VEuPathDB / EdaDataService

Apache License 2.0
2 stars 0 forks source link

Address compute thoughts, ideas, concerns #218

Closed ryanrdoherty closed 1 year ago

ryanrdoherty commented 1 year ago

The following comments were in the compute RAML in the EDA data service; much of that RAML has been copied/transferred to the compute service. I feel like an issue is a better place to discuss and address them.
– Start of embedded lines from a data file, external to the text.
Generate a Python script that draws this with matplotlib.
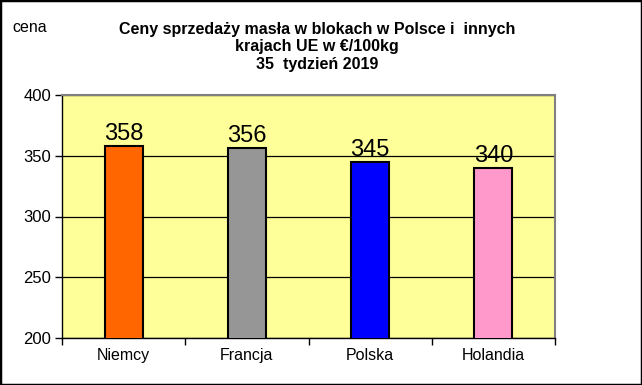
import matplotlib
matplotlib.use("Agg")
import matplotlib.pyplot as plt
from matplotlib.patches import Rectangle

categories = ["Niemcy", "Francja", "Polska", "Holandia"]
values = [358, 356, 345, 340]
labels = ["358", "356", "345", "340"]
colors = ["#FF6600", "#969696", "#0000FF", "#FF99CC"]
yticks = [200, 250, 300, 350, 400]

plt.rcParams['font.family'] = ['Liberation Sans', 'DejaVu Sans']

fig = plt.figure(figsize=(6.42, 3.85), dpi=100)
W, H = 642, 385
ax = fig.add_axes([62 / W, 1 - 338 / H, (555 - 62) / W, (338 - 95) / H])
ax.set_facecolor("#FFFF99")

x = list(range(len(categories)))
ax.bar(x, values, width=0.31, bottom=0, color=colors, edgecolor="black", linewidth=1.5, zorder=3)
ax.set_ylim(200, 400)
ax.set_xlim(-0.5, len(categories) - 0.5)
ax.set_yticks(yticks)
ax.set_yticklabels([str(t) for t in yticks], fontsize=12)
ax.yaxis.grid(True, color="black", linewidth=0.9, zorder=1)
ax.set_axisbelow(True)

ax.set_xticks(x)
ax.set_xticklabels(categories, fontsize=11.5)
ax.tick_params(axis='x', length=0, pad=7)
ax.set_xticks([i - 0.5 for i in range(len(categories) + 1)], minor=True)
ax.tick_params(axis='x', which='minor', length=5, width=1, direction='out')
ax.tick_params(axis='y', length=5, width=1, direction='out', pad=3)

for xi, v, lab in zip(x, values, labels):
    ax.text(xi, v + 1.0, lab, ha='center', va='bottom', fontsize=17, zorder=4)

for s in ['top', 'right']:
    ax.spines[s].set_color("#808080")
    ax.spines[s].set_linewidth(1.5)
for s in ['left', 'bottom']:
    ax.spines[s].set_color("black")
    ax.spines[s].set_linewidth(1)

fig.text(317 / W, 1 - 47 / H, "Ceny sprzedaży masła w blokach w Polsce i  innych\nkrajach UE w €/100kg\n35  tydzień 2019",
         ha='center', va='center', fontsize=11.5, fontweight='bold', linespacing=1.2)
fig.text(12 / W, 1 - 28 / H, "cena", ha='left', va='center', fontsize=11.5)

fig.patches.append(Rectangle((0, 0), 1, 1, transform=fig.transFigure, fill=False,
                             edgecolor="black", linewidth=2.5))
fig.savefig("out.png", dpi=100)
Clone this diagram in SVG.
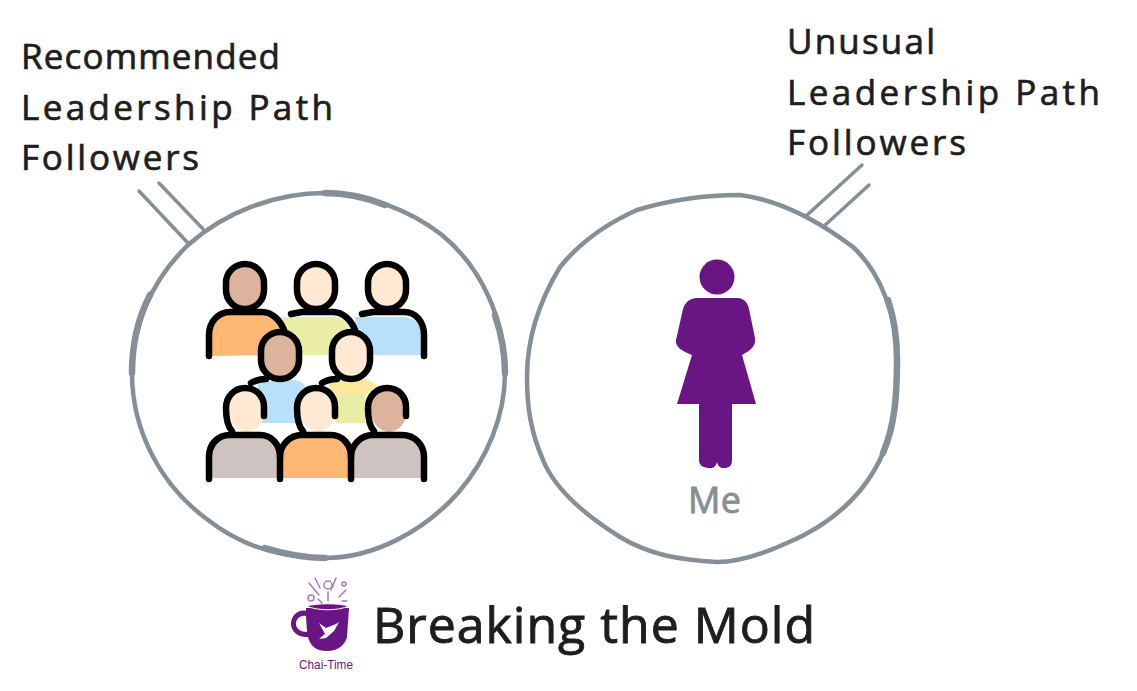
<svg xmlns="http://www.w3.org/2000/svg" width="1137" height="691" viewBox="0 0 1137 691">
<style>
.t{font-family:"Open Sans","Liberation Sans",sans-serif;fill:#1e1e1e;stroke:#1e1e1e;stroke-width:.7;font-size:35px}
.ring{fill:none;stroke:#868e96;stroke-width:4.500;stroke-linecap:round;stroke-linejoin:round}
.thick{fill:none;stroke:#868e96;stroke-width:6.500;stroke-linecap:round}
.line{fill:none;stroke:#868e96;stroke-width:3.500;stroke-linecap:round}
.ol{fill:none;stroke:#000;stroke-width:6.500;stroke-linecap:round;stroke-linejoin:round}
.skin1{fill:#ffe9d3}.skin2{fill:#dcb39c}
.sg{fill:#cfc3c2}.so{fill:#ffb874}.sb{fill:#b8e0fd}.sy{fill:#e9eda5}
.pu{fill:#6a1584}
</style>
<rect width="1137" height="691" fill="#fff"/>
<g id="connectors">
<path class="line" d="M139 191L188 243"/>
<path class="line" d="M159 183L203 229"/>
<path class="line" d="M862 165L806 216"/>
<path class="line" d="M869 185L823 227"/>
</g>
<g id="node-followers">
<path class="ring" d="M325 193C365 193 410 210 442 235C482 268 505 320 505 373C505 415 488 458 458 493C425 530 375 558 325 558C280 558 240 545 208 520C160 485 132 430 132 373C132 325 152 280 188 245C225 212 275 193 325 193Z"/>
<path class="thick" d="M325 193C345 193 365 197 385 205M132 373C132 345 138 318 150 295M505 373C505 350 500 330 495 315M325 558C305 558 285 554 265 548"/>
<g id="people">
<path class="so" d="M209 356V335C209 322 218 312 230 312H262C272 312 280 320 284 330V355Z"/>
<path class="sy" d="M283 317H335C343 318 347 323 349 330V355H283Z"/>
<path class="sb" d="M355 317H404C416 318 421 326 421 335V355H355Z"/>
<rect class="skin2" x="228" y="267" width="34" height="41" rx="17"/>
<rect class="skin1" x="299" y="267" width="34" height="41" rx="17"/>
<rect class="skin1" x="370" y="267" width="34" height="41" rx="17"/>
<rect class="ol" x="226" y="264" width="38" height="45" rx="19"/>
<rect class="ol" x="297" y="264" width="38" height="45" rx="19"/>
<rect class="ol" x="368" y="264" width="38" height="45" rx="19"/>
<path class="ol" d="M209 356V335C209 322 218 312 230 312H262C272 312 280 320 284 330"/>
<path class="ol" d="M291 314L302 312H333C343 312 351 320 355 330"/>
<path class="ol" d="M362 314L373 312H404C416 312 424 322 424 335V356"/>
<rect class="skin2" x="263" y="335" width="34" height="42" rx="17"/>
<rect class="skin1" x="334" y="335" width="34" height="42" rx="17"/>
<path class="sb" d="M258 383C270 381 285 379 295 380C303 381 308 388 308 395V423H258Z"/>
<path class="sy" d="M330 383H365V423H336V395Z"/>
<path d="M329 383C340 380 360 379 366 380C373 381 379 386 380 392C365 395 345 393 330 394Z" fill="#fbea9d"/>
<rect class="ol" x="261" y="332" width="38" height="47" rx="19"/>
<rect class="ol" x="332" y="332" width="38" height="47" rx="19"/>
<path class="ol" d="M251 383C256 380 260 379 266 379M322 383C327 380 331 379 337 379"/>
<ellipse class="skin1" cx="247" cy="410" rx="18" ry="22"/>
<ellipse class="skin1" cx="318" cy="410" rx="18" ry="22"/>
<ellipse class="skin2" cx="389" cy="410" rx="18" ry="22"/>
<path class="ol" d="M232 431C227 426 226 418 226 408C226 396 235 388 245 388C257 388 264 397 264 407V416"/>
<path class="ol" d="M303 431C298 426 297 418 297 408C297 396 306 388 316 388C328 388 335 397 335 407V416"/>
<path class="ol" d="M374 431C369 426 368 418 368 408C368 396 377 388 387 388C399 388 406 397 406 407V416"/>
<path class="sg" d="M209 478V457C209 444 218 435 230 435H260C272 435 280 445 280 457V478Z"/>
<path class="so" d="M280 478V457C280 445 290 435 302 435H331C343 435 351 445 351 457V478Z"/>
<path class="sg" d="M351 478V457C351 445 361 435 373 435H402C415 435 424 445 424 457V478Z"/>
<path class="ol" d="M209 479V457C209 444 218 435 230 435H260C272 435 280 445 280 457V479"/>
<path class="ol" d="M280 457C280 445 290 435 302 435H331C343 435 351 445 351 457V479"/>
<path class="ol" d="M351 457C351 445 361 435 373 435H402C415 435 424 445 424 457V479"/>
</g>
<text class="t" x="21" y="69" textLength="259" lengthAdjust="spacing">Recommended</text>
<text class="t" x="21" y="120" textLength="312" lengthAdjust="spacing">Leadership Path</text>
<text class="t" x="21" y="170" textLength="178" lengthAdjust="spacing">Followers</text>
</g>
<g id="node-me">
<path class="ring" d="M740 195C780 200 820 222 853 247C880 272 897 315 897 360C897 395 895 425 883 453C865 495 830 525 787 543C765 553 740 562 717 562C680 560 650 555 620 537C585 515 555 490 543 460C530 430 527 405 527 377C527 335 540 300 560 267C582 240 610 222 637 210C670 200 705 195 740 195Z"/>
<path class="thick" d="M888 300C894 318 897 340 897 360C897 395 895 425 883 453"/>
<circle class="pu" cx="717" cy="277" r="17.500"/>
<path class="pu" d="M697 298H737C745 298 748 304 749 309L755 338C756 345 752 350 742 355L756 404H732V460C732 466 729 468 724 468C720 468 718 466 717 462C716 466 714 468 710 468C704 468 699 466 699 460V404H677L692 355C682 351 675 347 676 340L683 309C685 303 689 298 697 298Z"/>
<text x="688" y="513" textLength="53" lengthAdjust="spacing" style="font-family:'Open Sans','Liberation Sans',sans-serif;font-size:36px;fill:#868e96;stroke:#868e96;stroke-width:.8">Me</text>
<text class="t" x="787" y="54" textLength="148" lengthAdjust="spacing">Unusual</text>
<text class="t" x="787" y="105" textLength="313" lengthAdjust="spacing">Leadership Path</text>
<text class="t" x="787" y="155" textLength="179" lengthAdjust="spacing">Followers</text>
</g>
<g id="node-title">
<path class="pu" d="M306 608L349 608L347 637C345 645 338 651 327 651C315 651 310 645 308 637C298 638 291 631 291 624C291 615 299 609 306 611ZM306 616C300 615 296 619 296 624C296 629 301 632 307 632Z"/>
<path d="M306 606C318 603 338 603 349 606C338 611 318 611 306 606Z" fill="#6a1584" stroke="#fff" stroke-width="1"/>
<path d="M319 623L326 628L336 624L339 622L334 631L326 638L319 639L325 634Z" fill="#fff"/>
<g fill="none" stroke="#a37cc0" stroke-width="1.500" stroke-linecap="round">
<circle cx="328" cy="585" r="4"/><circle cx="311" cy="598" r="3"/><circle cx="344" cy="584" r="2"/>
<path d="M309 583L319 595M336 578L331 590M346 590L339 597M315 578L320 588M328 592V601M342 601H347M318 599L322 603"/>
</g>
<text x="299" y="669" textLength="54" lengthAdjust="spacingAndGlyphs" style="font-family:'Liberation Sans',sans-serif;font-size:13px;fill:#6a1584">Chai-Time</text>
<text x="373" y="643" textLength="442" lengthAdjust="spacing" style="font-family:'Open Sans','Liberation Sans',sans-serif;font-size:50px;fill:#1e1e1e;stroke:#1e1e1e;stroke-width:.9">Breaking the Mold</text>
</g>
</svg>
  # compute responses. for later, but leaving the draft here
  # the compute will be baked right in to the viz plugin for now
  # still need to draft the *ComputeData objects

  # Realized there may be so many options someday, we don't want to have to list all of them here. 
  # Having parameter set at the top level should make for easier finding of computations

  ParameterSet:
    additionalProperties: false
    properties:
      parameters: 
        type: string[]

  # some questions here
  # what if there is more than one computed var? need multiple ranges?
  # - AB can we assume that if one computation returns multiple numeric vars, that they'd make a collection var so all have the same range?
  # - AB no, beta div phase dolphin will break this, because it wants to return beta div dissimilarity matrix *and* the pcoa results.
  # - AB but, should one computation return vars so different they aren't in a collection? In the beta div case, should the dissimilarity measures and pcoa results be different computations in the same app?
  # - AB phase 1 alpa, beta, abundance, correlation, and diff abund will be okay.
  # - AB but what really *is* a computation? Ideally one computation = 1 computed variable.
  # what if the computed var is categorical, edge case for now but still
  # - AB will need to return ordered vocabulary, and is ordinal, and...
  # need better name for computeName, not to be confused w name prop above?
  # what is computeName anyway?
  # two conceptual levels here ComputedVariableMetadata and ComputeMetadata
  # maybe Metadata -> ComputeMetadata and has a ComputedVariableMetadata child?
  # AB some apps may generalize to clinepi (ranked abundance). Maybe 'record' is a better name than 'SampleID' for sake of generalizability?
  # AB plot responses return the config. Should app responses also return a nice config?
  # AB don't forget about entities!

  # Proposal
  # 1. Apps are a list of computations
  # 2. Computations input parameters and output a single var or collection var. Computations have a name, unique set of parameters, computed var(s), and details on how it went.
  # 3. Computed vars are one output. Computed vars have names, displayNames, entities.
  # 4. Computed vars are either categorical or numeric, so must also carry the appropriate annotations (ex. display range, vocabulary)

  # The above means we would have the beta div app return a dissimilarity matrix and pcoa results as two computations. 
d-callan commented 1 year ago

im pretty sure all of these points have been addressed at some point along the way. im going to close this, we can open specific issues later if/ as problems arise.